Pour les Biologistes, c’est la complexité croissante du cerveau, née de l’adaptation de celui-ci à des changements de leur environnement, qui va déboucher sur un niveau plus élevé de la conscience et son produit, la réflexion. L’Humain va savoir qu’il sait, pouvoir anticiper, apprendre la mort, ressentir l’anxiété qui en découle et inventer son recours, la « croyance », simple produit pirate —appelé exaptation — de la sélection naturelle. Le moteur qui a fait « évoluer » tout le système vivant est celui qui fait émerger le phénomène religieux. La nature, dit-on, avait horreur du vide, la nature humaine a horreur du vide de sens ! Si l’on s’arrête à ce constat incontestable et que l’on convienne qu’il n’est pas réducteur, il faut reconnaitre que, pour un naturaliste, il est cohérent avec l’ensemble des connaissances du Vivant et, par suite, suffisant et tout-à-fait rassurant.

Mais les Philosophes, même s’ils écoutent et respectent les conclusions des Biologistes, et que par suite, ils en enregistrent les données et en tiennent compte dans leurs réflexions, « ne l’entendent pas de la même oreille » et, par suite, ne s’en contentent pas. Si la matière inerte peut, en effet, se définir comme ayant une histoire « de mieux en mieux organisée mais de plus en plus compliquée » et si la matière vivante qui en descend, peut se résumer en un récit « de plus en plus diversifié mais de mieux en mieux contrôlé —par la génétique — » l’être pensant, quant à lui, surprend par son caractère « de plus en plus Libre mais de plus en plus Responsable » ! Et cette Liberté incontestable, mais sous bonne garde, fait que l’Humain se trouve soudain, pour la première fois dans ce long parcours, en charge — au moins en partie et peut-être de plus en plus — de sa propre destinée. La sélection naturelle « s’efforçait » de sauver l’espèce ; mais, enrichie de la dimension spirituelle inhérente à l’esprit, elle s’attache désormais à « sauver » la Personne.

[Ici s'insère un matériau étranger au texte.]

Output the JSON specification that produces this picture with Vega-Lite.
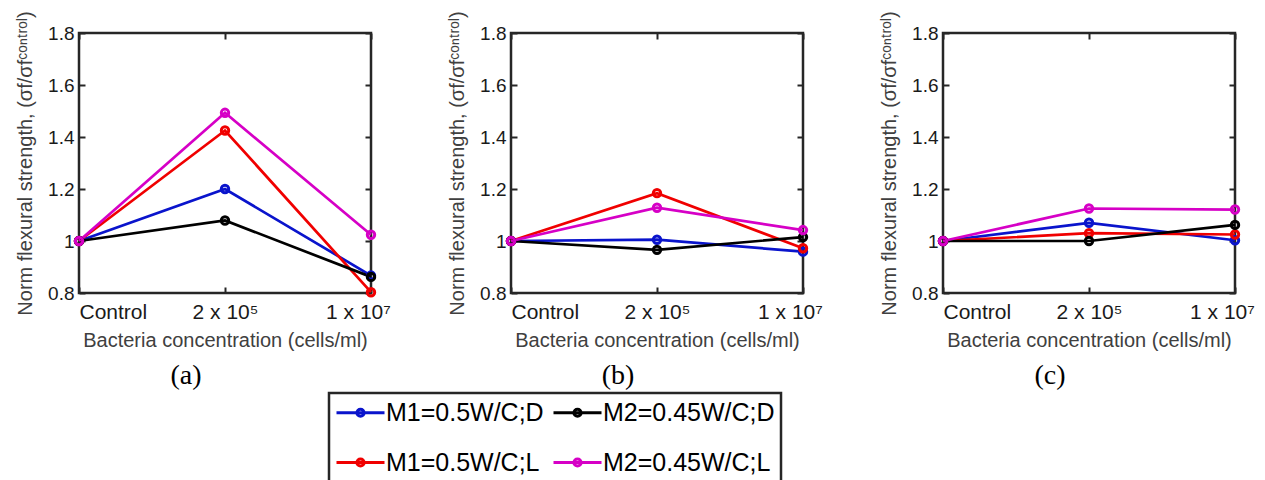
{
  "$schema": "https://vega.github.io/schema/vega-lite/v6.json",
  "padding": {"left": 14, "top": 9, "right": 5, "bottom": 0},
  "background": "white",
  "data": {"values": [
    {"panel": "a", "series": "M1=0.5W/C;D", "conc": "Control", "value": 1},
    {"panel": "a", "series": "M1=0.5W/C;D", "conc": "2 x 10⁵", "value": 1.2},
    {"panel": "a", "series": "M1=0.5W/C;D", "conc": "1 x 10⁷", "value": 0.867},
    {"panel": "a", "series": "M1=0.5W/C;L", "conc": "Control", "value": 1},
    {"panel": "a", "series": "M1=0.5W/C;L", "conc": "2 x 10⁵", "value": 1.425},
    {"panel": "a", "series": "M1=0.5W/C;L", "conc": "1 x 10⁷", "value": 0.803},
    {"panel": "a", "series": "M2=0.45W/C;D", "conc": "Control", "value": 1},
    {"panel": "a", "series": "M2=0.45W/C;D", "conc": "2 x 10⁵", "value": 1.079},
    {"panel": "a", "series": "M2=0.45W/C;D", "conc": "1 x 10⁷", "value": 0.862},
    {"panel": "a", "series": "M2=0.45W/C;L", "conc": "Control", "value": 1},
    {"panel": "a", "series": "M2=0.45W/C;L", "conc": "2 x 10⁵", "value": 1.493},
    {"panel": "a", "series": "M2=0.45W/C;L", "conc": "1 x 10⁷", "value": 1.024},
    {"panel": "b", "series": "M1=0.5W/C;D", "conc": "Control", "value": 1},
    {"panel": "b", "series": "M1=0.5W/C;D", "conc": "2 x 10⁵", "value": 1.005},
    {"panel": "b", "series": "M1=0.5W/C;D", "conc": "1 x 10⁷", "value": 0.959},
    {"panel": "b", "series": "M1=0.5W/C;L", "conc": "Control", "value": 1},
    {"panel": "b", "series": "M1=0.5W/C;L", "conc": "2 x 10⁵", "value": 1.184},
    {"panel": "b", "series": "M1=0.5W/C;L", "conc": "1 x 10⁷", "value": 0.972},
    {"panel": "b", "series": "M2=0.45W/C;D", "conc": "Control", "value": 1},
    {"panel": "b", "series": "M2=0.45W/C;D", "conc": "2 x 10⁵", "value": 0.966},
    {"panel": "b", "series": "M2=0.45W/C;D", "conc": "1 x 10⁷", "value": 1.015},
    {"panel": "b", "series": "M2=0.45W/C;L", "conc": "Control", "value": 1},
    {"panel": "b", "series": "M2=0.45W/C;L", "conc": "2 x 10⁵", "value": 1.128},
    {"panel": "b", "series": "M2=0.45W/C;L", "conc": "1 x 10⁷", "value": 1.042},
    {"panel": "c", "series": "M1=0.5W/C;D", "conc": "Control", "value": 1},
    {"panel": "c", "series": "M1=0.5W/C;D", "conc": "2 x 10⁵", "value": 1.07},
    {"panel": "c", "series": "M1=0.5W/C;D", "conc": "1 x 10⁷", "value": 1.003},
    {"panel": "c", "series": "M1=0.5W/C;L", "conc": "Control", "value": 1},
    {"panel": "c", "series": "M1=0.5W/C;L", "conc": "2 x 10⁵", "value": 1.03},
    {"panel": "c", "series": "M1=0.5W/C;L", "conc": "1 x 10⁷", "value": 1.025},
    {"panel": "c", "series": "M2=0.45W/C;D", "conc": "Control", "value": 1},
    {"panel": "c", "series": "M2=0.45W/C;D", "conc": "2 x 10⁵", "value": 1.0},
    {"panel": "c", "series": "M2=0.45W/C;D", "conc": "1 x 10⁷", "value": 1.062},
    {"panel": "c", "series": "M2=0.45W/C;L", "conc": "Control", "value": 1},
    {"panel": "c", "series": "M2=0.45W/C;L", "conc": "2 x 10⁵", "value": 1.125},
    {"panel": "c", "series": "M2=0.45W/C;L", "conc": "1 x 10⁷", "value": 1.121}
  ]},
  "spacing": 54,
  "hconcat": [
    {
      "width": 292, "height": 260,
      "title": {"text": "(a)"},
      "transform": [{"filter": "datum.panel == 'a'"}],
      "layer": [
        {"mark": {"type": "line", "strokeWidth": 2.7},
         "encoding": {
           "x": {"field": "conc", "type": "ordinal", "sort": ["Control", "2 x 10⁵", "1 x 10⁷"], "scale": {"type": "point", "padding": 0}, "axis": {"orient": "bottom", "title": "Bacteria concentration (cells/ml)"}},
           "y": {"field": "value", "type": "quantitative", "scale": {"domain": [0.8, 1.8], "nice": false, "zero": false}, "axis": {"orient": "left", "title": "Norm flexural strength, (σf/σfᶜᵒⁿᵗʳᵒˡ)"}},
           "color": {"field": "series", "type": "nominal", "scale": {"domain": ["M1=0.5W/C;D", "M2=0.45W/C;D", "M1=0.5W/C;L", "M2=0.45W/C;L"], "range": ["#0a14cc", "#000000", "#f00000", "#d600c6"]}, "legend": {"title": null}}
         }},
        {"mark": {"type": "point", "filled": false, "size": 55, "strokeWidth": 3, "opacity": 1},
         "encoding": {
           "x": {"field": "conc", "type": "ordinal", "sort": ["Control", "2 x 10⁵", "1 x 10⁷"], "scale": {"type": "point", "padding": 0}, "axis": {"orient": "top", "labels": false, "title": null}},
           "y": {"field": "value", "type": "quantitative", "scale": {"domain": [0.8, 1.8], "nice": false, "zero": false}, "axis": {"orient": "right", "labels": false, "title": null}},
           "color": {"field": "series", "type": "nominal", "legend": {"title": null}}
         }}
      ],
      "resolve": {"axis": {"x": "independent", "y": "independent"}}
    },
    {
      "width": 292, "height": 260,
      "title": {"text": "(b)"},
      "transform": [{"filter": "datum.panel == 'b'"}],
      "layer": [
        {"mark": {"type": "line", "strokeWidth": 2.7},
         "encoding": {
           "x": {"field": "conc", "type": "ordinal", "sort": ["Control", "2 x 10⁵", "1 x 10⁷"], "scale": {"type": "point", "padding": 0}, "axis": {"orient": "bottom", "title": "Bacteria concentration (cells/ml)"}},
           "y": {"field": "value", "type": "quantitative", "scale": {"domain": [0.8, 1.8], "nice": false, "zero": false}, "axis": {"orient": "left", "title": "Norm flexural strength, (σf/σfᶜᵒⁿᵗʳᵒˡ)"}},
           "color": {"field": "series", "type": "nominal", "legend": {"title": null}}
         }},
        {"mark": {"type": "point", "filled": false, "size": 55, "strokeWidth": 3, "opacity": 1},
         "encoding": {
           "x": {"field": "conc", "type": "ordinal", "sort": ["Control", "2 x 10⁵", "1 x 10⁷"], "scale": {"type": "point", "padding": 0}, "axis": {"orient": "top", "labels": false, "title": null}},
           "y": {"field": "value", "type": "quantitative", "scale": {"domain": [0.8, 1.8], "nice": false, "zero": false}, "axis": {"orient": "right", "labels": false, "title": null}},
           "color": {"field": "series", "type": "nominal", "legend": {"title": null}}
         }}
      ],
      "resolve": {"axis": {"x": "independent", "y": "independent"}}
    },
    {
      "width": 292, "height": 260,
      "title": {"text": "(c)"},
      "transform": [{"filter": "datum.panel == 'c'"}],
      "layer": [
        {"mark": {"type": "line", "strokeWidth": 2.7},
         "encoding": {
           "x": {"field": "conc", "type": "ordinal", "sort": ["Control", "2 x 10⁵", "1 x 10⁷"], "scale": {"type": "point", "padding": 0}, "axis": {"orient": "bottom", "title": "Bacteria concentration (cells/ml)"}},
           "y": {"field": "value", "type": "quantitative", "scale": {"domain": [0.8, 1.8], "nice": false, "zero": false}, "axis": {"orient": "left", "title": "Norm flexural strength, (σf/σfᶜᵒⁿᵗʳᵒˡ)"}},
           "color": {"field": "series", "type": "nominal", "legend": {"title": null}}
         }},
        {"mark": {"type": "point", "filled": false, "size": 55, "strokeWidth": 3, "opacity": 1},
         "encoding": {
           "x": {"field": "conc", "type": "ordinal", "sort": ["Control", "2 x 10⁵", "1 x 10⁷"], "scale": {"type": "point", "padding": 0}, "axis": {"orient": "top", "labels": false, "title": null}},
           "y": {"field": "value", "type": "quantitative", "scale": {"domain": [0.8, 1.8], "nice": false, "zero": false}, "axis": {"orient": "right", "labels": false, "title": null}},
           "color": {"field": "series", "type": "nominal", "legend": {"title": null}}
         }}
      ],
      "resolve": {"axis": {"x": "independent", "y": "independent"}}
    }
  ],
  "config": {
    "view": {"stroke": "#262626", "strokeWidth": 2.5},
    "title": {"orient": "bottom", "font": "Liberation Serif", "fontSize": 28, "fontWeight": "normal", "color": "#000000", "anchor": "middle", "offset": 12, "dx": -39},
    "axis": {"grid": false, "domain": false, "tickColor": "#262626", "tickWidth": 2, "tickSize": -6,
             "labelFont": "Liberation Sans", "labelColor": "#1a1a1a", "titleFont": "Liberation Sans", "titleFontWeight": "normal", "titleColor": "#404040"},
    "axisX": {"labelFontSize": 21, "titleFontSize": 20, "labelPadding": 14, "titlePadding": 8, "labelAngle": 0,
              "labelAlign": {"condition": {"test": "datum.value == 'Control'", "value": "left"}, "value": "center"},
              "labelOffset": {"condition": {"test": "datum.value == '1 x 10⁷'", "value": -13}, "value": 0}},
    "axisY": {"labelFontSize": 19, "titleFontSize": 20, "labelPadding": 11, "titlePadding": 12,
              "values": [0.8, 1, 1.2, 1.4, 1.6, 1.8], "format": ".1~f"},
    "legend": {"orient": "none", "legendX": 250, "legendY": 360, "columns": 2, "direction": "horizontal",
               "symbolType": "M-1,0H3M1.3,0A0.3,0.3,0,1,1,0.7,0A0.3,0.3,0,1,1,1.3,0",
               "symbolSize": 576, "symbolStrokeWidth": 3, "symbolFillColor": "transparent",
               "labelFont": "Liberation Sans", "labelFontSize": 25, "labelColor": "#000000", "labelOffset": 24, "labelLimit": 400,
               "columnPadding": 3, "rowPadding": 23, "padding": 6, "strokeColor": "#262626", "strokeWidth": 2.5}
  }
}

Et nous sommes ainsi parvenus au terme de cet élégant tableau, aux étapes complémentaires et aux marches successives.

L’Humain, aux profondes racines biologiques, émerge, devant nos yeux, chargé « naturellement » de ce fameux sens religieux.

La Personne et l’Âme s’y confondent alors, la Réflexion, la Méditation et la Prière souvent également. La réponse partagée recherchée entre Scientifiques et Philosophes est peut-être celle-là.

Reste à délimiter l’Humain, sans que ce bornage change désormais quoi que ce soit à notre conclusion, mais nous sommes dans une Académie des Sciences et nous nous devons de rechercher cette frontière, si tant est qu’elle existe.

Comme les Chimpanzés, nos parents les plus proches, semblent — au moins aujourd’hui — avoir inventé des rituels et se préoccuper de la mort, et comme les Préhumains, nos ancêtres les plus proches, semblent avoir fabriqué, dès 3.300.000 ans, des outils, réalisant donc création d’une forme et symbole à la fois, certains d’entre nous auraient tendance à faire remonter la notion de sens « religieux » à 10 millions d’années, l’âge des ancêtres communs des Chimpanzés et des Hommes ; d’autres attendraient au contraire les preuves biologiques (niveau de complexité cérébrale) ou archéologiques (objets fabriqués, sépultures, rupestres) pour oser attacher « sens religieux » à un Préhumain ( Lucy, par exemple) ou à un Humain.

Mais que ce sens ait 10 millions d’années, 3 millions d’années ou 500.000 ans, il ne s’en dégage pas moins, « un beau jour » (qui peut être d’une certaine durée, progressive), d’une longue histoire de 14 milliards d’années de Matière, de 4 milliards d’années de Vie, une «âme” (ἡ ψυχὴ τὰ ὄντα πώς ἐστι πάντα) » (Aristote, De anima, 431 b 20) qui donne une unité à la famille des Hominidés que l’on pourrait par suite appeler, malgré son ancienneté jusque-là insoupçonnée, humaine.